Тут уместно вспомнить слова из письма Горького совсем еще молодому, начинающему прозаику Слонимскому (письмо помечено октябрем 1922 года): «Я знаю, что среди Серапионов вам выпал жребий старшего брата, «хранителя интересов и душ» братии. Это трудная и неблагодарная роль, но это почтенно и необходимо. И ваше стремление сохранить дружескую связь, цельность братства возбуждает у меня к вам чувство искреннейшей благодарности, уважения».
Горький увидел в двадцатипятилетнем Слонимском главные, определяющие свойства его личности, с гениальной прозорливостью предрек ему именно ту судьбу — «жребий», — которую писатель исполнил, ни разу не поступившись усвоенным в молодости нравственным кредо советского литератора. И в шестьдесят и в семьдесят лет Михаил Леонидович был все тем же «хранителем интересов и душ» писательского товарищества. Он почитал литературный труд делом не только глубоко индивидуальным, но еще и проникнутым духом взаимности, преемственности. Ему было в высшей степени свойственно чувство локтя в литературе. С годами группировавшаяся вокруг Слонимского литературная молодежь не редела, скорее приумножалась.

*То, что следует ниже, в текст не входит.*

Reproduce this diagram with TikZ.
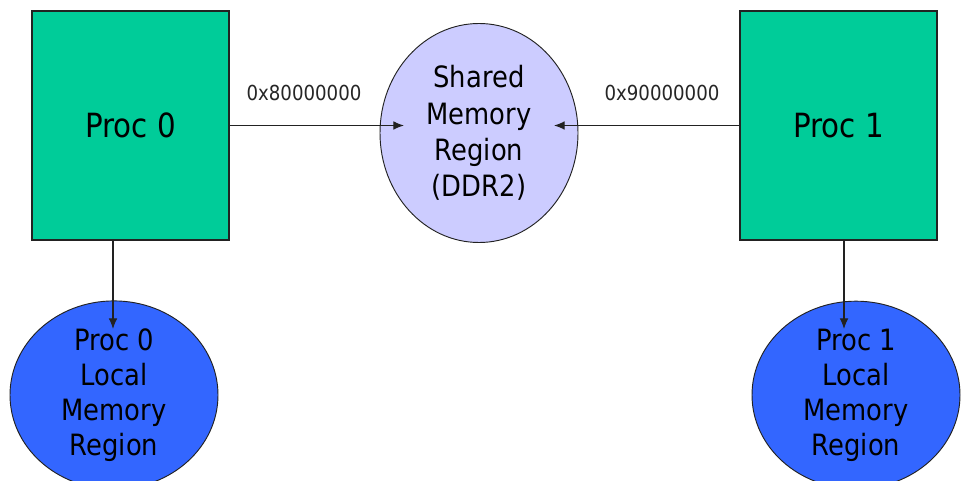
\documentclass[tikz,border=0pt]{standalone}
\usepackage{fontspec}
\setmainfont{DejaVu Sans}[FakeStretch=0.88]
\usetikzlibrary{arrows.meta,shapes.geometric}
\definecolor{procgreen}{HTML}{00CC99}
\definecolor{sharedlav}{HTML}{CCCCFF}
\definecolor{localblue}{HTML}{3366FF}
\definecolor{edgegray}{HTML}{222222}
\begin{document}
\begin{tikzpicture}[x=0.75pt,y=-0.75pt,
  procbox/.style={draw=edgegray, line width=0.8pt, fill=procgreen, minimum width=147.75pt, minimum height=171.75pt, inner sep=0pt, font=\fontsize{25}{30}\selectfont},
  sharedell/.style={ellipse, draw=edgegray, line width=0.7pt, fill=sharedlav, minimum width=148.5pt, minimum height=164.25pt, inner sep=0pt, align=center, font=\fontsize{22}{27.3}\selectfont},
  localell/.style={ellipse, draw=edgegray, line width=0.7pt, fill=localblue, minimum width=156pt, minimum height=131.25pt, inner sep=0pt, align=center, font=\fontsize{22}{26.3}\selectfont},
  addr/.style={font=\fontsize{15.5}{18}\selectfont, text=black!85, inner sep=0pt},
  arr/.style={draw=edgegray, line width=0.8pt, -{Latex[length=8pt,width=6.5pt]}}
]
\useasboundingbox (0,0) rectangle (962,481);
\fill[white] (0,0) rectangle (962,481);

\node[procbox] (p0) at (130.5,125.5) {Proc 0};
\node[procbox] (p1) at (838.5,125.5) {Proc 1};
\node[sharedell] (sm) at (479,133) {Shared\\Memory\\Region\\(DDR2)};
\node[localell] (l0) at (114,395) {Proc 0\\Local\\Memory\\Region};
\node[localell] (l1) at (856,395) {Proc 1\\Local\\Memory\\Region};

\node[addr] (a0) at (304,93) {0x80000000};
\node[addr] (a1) at (662,93) {0x90000000};

\coordinate (smL) at (404,125.5);
\coordinate (smR) at (554,125.5);
\coordinate (p0b) at (113,240);
\coordinate (l0t) at (113,329);
\coordinate (p1b) at (844,240);
\coordinate (l1t) at (844,329);

\draw[arr] (p0.east) -- (smL);
\draw[arr] (p1.west) -- (smR);
\draw[arr] (p0b) -- (l0t);
\draw[arr] (p1b) -- (l1t);
\end{tikzpicture}
\end{document}
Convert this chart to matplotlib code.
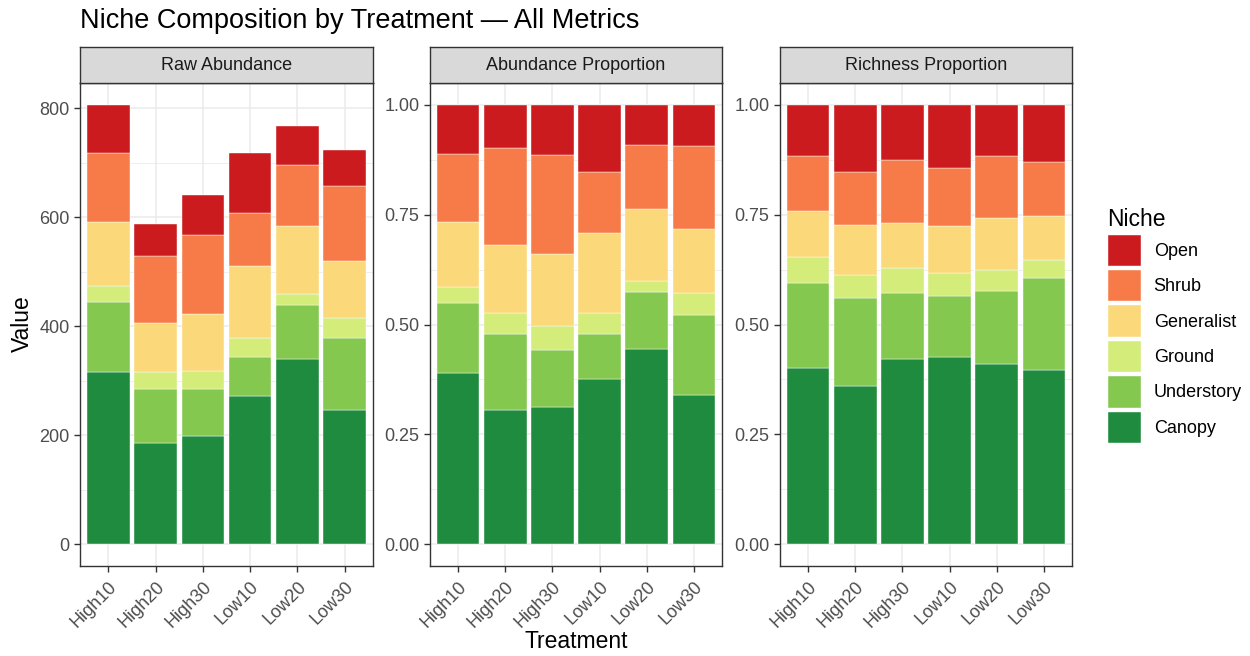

Это объясняется прежде всего его особенной, бескорыстной, свободной от пристрастий, поражающей своим постоянством любовью к литературе. Вообще писателей можно поделить на две категории: одни любят в литературе свою, пусть малую, долю участия, свои сочинения, то есть самих себя, а после уже все другое. Это бывало свойственно и большим талантам, и средним, и вовсе крохотным. Другие — и это особенный дар — любят литературу прежде самих себя в ней и служат общелитературному делу, радуются биению чужого таланта, как собственной удаче; если надо, пестуют его, горюют, когда талант изменяет себе, начинает петлять ради выгод, ступает на протоптанный до него путь. Это бывает: начав с единомыслия первой литературной школы, кружка, объединения, писатель затем обретает собственный голос, и не обязательно он звучит в унисон с голосами недавних товарищей и учителя. Литературный процесс скорее напоминает ристалище, нежели спевшийся хор, и роль «хранителя интересов и душ» воистину трудная, неблагодарная — Горький провидел и это, обращаясь к молодому Слонимскому со словами благодарности.
Слонимскому больно было переживать — нет, не ошибку, не даже творческий неуспех и тем более не отход от любезных писателю литературных форм кого-либо из его недавних учеников, — огорчало и уязвляло Слонимского вольное обращение с нравственными канонами, завещанными настоящей литературой.